La galanterie, ce reste des mœurs de l’ancienne chevalerie, que maintiennent le goût du plaisir & la forme du gouvernement, rend la flaterie indispensable vis-à-vis les femmes ; une adulation continuelle & de feintes soûmissions, leur font oublier leur foiblesse, leur dépendance & leurs devoirs : elles leur deviennent nécessaires ; ce n’est que par la flaterie que nous les rendons contentes de nous & d’elles-mêmes, & que nous obtenons leur appui & leurs suffrages. Voyez Galanterie.

De cette multitude de besoins de vanité dans une nation legere ; de la nécessité de plaire par les loüanges, par la complaisance, par l’imitation ; de la petitesse des uns, de la lâcheté des autres, de la fausseté de tous, résulte une flaterie générale, insupportable au bon sens. Elle apprend à mettre une foule de différences dangereuses entre l’exercice des vertus & le savoir-vivre ; elle est un commerce puéril, dans lequel on rend fidelement mauvaise foi pour mauvaise foi, & où tout est bon, hors la vérité.
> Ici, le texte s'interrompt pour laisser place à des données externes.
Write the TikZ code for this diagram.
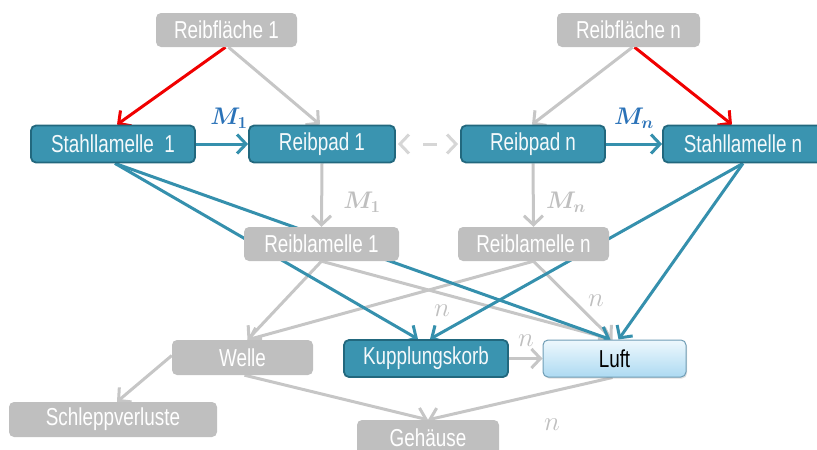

Elle a sa langue, ses usages, ses devoirs même, dont on ne peut s’écarter sans danger, & auxquels on ne peut se soûmettre sans foiblesse.

Des philosophes qui par leur mérite étoient faits pour corriger, ou du moins pour modérer les travers de leurs concitoyens, ont trop souvent encouragé la flaterie par leur exemple ; & ce n’est que dans ce siecle que les premiers des hommes par leurs lumieres ne s’avilissent plus par l’adulation.

FLATEUR, s. m. (Morale.) Le flateur est un homme qui tient, selon Platon, un commerce de plaisir sans honneur ; & selon Théophraste, un commerce honteux qui n’est utile qu’à lui : j’ajoûte qu’il fait un outrage à la vérité ; & pour dire encore plus, qu’il se rend coupable d’une lâche & basse trahison.

L’homme vrai qui tient le milieu entre l’adulateur & le misantrope, est l’ami qui n’écoute avec nous que les principes de la droiture, la liberté du sentiment & du langage. Je sai trop que le flateur, pour mieux séduire, emprunte le nom d’ami, en imite la voix, en usurpe les fonctions, & le contrefait avec tant d’art, que vous le prendriez pour tel : mais ôtez le masque dont il couvre son visage, vous verrez que ce n’est qu’un courtisan fardé, sans pudeur, sans attachement, & qui ne cherche en vous que son propre intérêt.